LC: And Ms. Mesa is the organizer of the whole event. Making sure kids have the right costumes, organizing the entertainment before the procession, ordering the food. She’s been the organizer of the whole event for 35 years.
BL: How does the tradition contribute to an understanding of culture and tradition?
YM: It really gives students a sense of community and a feeling that they are part of the community. A lot of outside community members also come in for the event. It gives me a lot of pride in my culture. I see former families come back and they remember. And they students take it as a serious event and they feel very proud.
LC: Many students come back and say things like, “I was the blue angel,” or “I carried the piñata.” We have lots of families who come back year after year to be part of it.
BL: What kind of preparations do the students do before the event?
YM: The students prepare for about six weeks.
LC: The students meet four days a week and learn the songs in Spanish and what they mean. Also, There’s a really big heavy nativity scene that’s lit up. Four students carry that on the shoulders throughout the whole procession. We talk about the meaning of that, that burden and what it means for the story itself. So by digging into that tradition, they gain a maturity in understanding.
BL: What are the costumes and who makes them?
YM: The costumes are traditional Mexican peasant clothing. Colorful blouses and ponchos. We try to preserve as many as we can, but every year we have to replace some of them. The families offer to make them.
BL: How have you negotiated the inclusion of a religious observance as a school festivity?
LC: Because we are a public school, the district has had to go to court over that fact that this is being done. The way we can do it and still abide by laws is that it is done in the extended day program. We have a teacher who is Jewish and was also a student here and participated then. Her daughter wanted to be a part of it, too. So we are inclusive about it.
BL: How has the tradition changed over the years?
YM: Nothing has changed. We have the same roles and same songs. The only thing that changes are the children who participated.
LC: When the tradition started here, all the students were from the neighborhood, 100% Hispanic. Today our school demographic is 78% Hispanic, 11% Anglo, 5% African American 3% native, 2% multiracial, and .3% Asian.
There’s been one other change. We used to have it always on the 15th of December. One year we did it the 9th of December and everyone was off, it didn’t seem right to do it so early. We always look to the closest Friday to December 15th.
BL: What happens after the event?
YM: We celebrate with live mariachi and folklorico dancing.
LC: Differing performance groups come in from our own students to professionals.
BL: Does the event create a sense of place for the school and the neighborhood?
LC: I see several people around the neighborhood bringing donations of food items, usually pastries. The first year I was principal, I was told, “Don’t worry, they’ll bring it. And they sure do!”

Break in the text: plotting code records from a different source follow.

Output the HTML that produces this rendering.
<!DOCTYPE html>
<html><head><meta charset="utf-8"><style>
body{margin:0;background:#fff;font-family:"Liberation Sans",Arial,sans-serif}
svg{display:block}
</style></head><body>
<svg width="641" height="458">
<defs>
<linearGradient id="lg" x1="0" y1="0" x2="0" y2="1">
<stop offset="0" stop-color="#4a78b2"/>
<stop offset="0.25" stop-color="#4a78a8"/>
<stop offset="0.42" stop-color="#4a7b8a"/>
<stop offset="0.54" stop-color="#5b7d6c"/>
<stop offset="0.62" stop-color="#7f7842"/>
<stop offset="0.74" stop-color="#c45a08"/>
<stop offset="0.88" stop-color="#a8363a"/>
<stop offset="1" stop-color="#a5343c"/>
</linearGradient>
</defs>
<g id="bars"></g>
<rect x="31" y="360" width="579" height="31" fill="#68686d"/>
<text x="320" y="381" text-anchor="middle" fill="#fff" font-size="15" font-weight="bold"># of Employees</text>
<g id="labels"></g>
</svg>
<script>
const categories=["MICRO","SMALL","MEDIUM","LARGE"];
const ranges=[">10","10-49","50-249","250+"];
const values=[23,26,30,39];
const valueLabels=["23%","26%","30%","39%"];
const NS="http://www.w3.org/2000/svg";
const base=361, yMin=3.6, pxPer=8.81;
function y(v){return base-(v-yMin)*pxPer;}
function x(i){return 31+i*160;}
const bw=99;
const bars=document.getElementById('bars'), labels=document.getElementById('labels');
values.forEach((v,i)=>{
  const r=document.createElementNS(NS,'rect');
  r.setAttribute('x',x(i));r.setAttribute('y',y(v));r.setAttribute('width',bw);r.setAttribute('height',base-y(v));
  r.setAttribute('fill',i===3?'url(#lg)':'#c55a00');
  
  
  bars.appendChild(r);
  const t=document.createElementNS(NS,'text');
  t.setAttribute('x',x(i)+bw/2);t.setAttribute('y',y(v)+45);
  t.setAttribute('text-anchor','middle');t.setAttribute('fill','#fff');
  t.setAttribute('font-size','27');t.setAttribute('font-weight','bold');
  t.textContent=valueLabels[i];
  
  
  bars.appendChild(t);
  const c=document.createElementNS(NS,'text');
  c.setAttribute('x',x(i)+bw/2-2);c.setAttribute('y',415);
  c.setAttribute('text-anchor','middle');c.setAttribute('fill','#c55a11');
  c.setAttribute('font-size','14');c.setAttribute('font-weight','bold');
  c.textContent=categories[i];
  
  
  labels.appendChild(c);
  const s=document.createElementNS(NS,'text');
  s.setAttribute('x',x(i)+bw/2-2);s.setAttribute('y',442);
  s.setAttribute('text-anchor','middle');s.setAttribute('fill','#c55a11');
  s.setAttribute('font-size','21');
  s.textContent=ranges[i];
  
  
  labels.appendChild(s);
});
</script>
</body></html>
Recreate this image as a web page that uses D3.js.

YM: The neighborhood itself is a Posada neighborhood so that means it’s a known event. A lot of the families in the barrio have been here forever. They’re children, grandchildren, and great grandchildren have been a part of this tradition. There has been a lot of renovation in the Barrio and new people have come, but there are still a lot of families that have been here forever. And the new people have begun to greet us.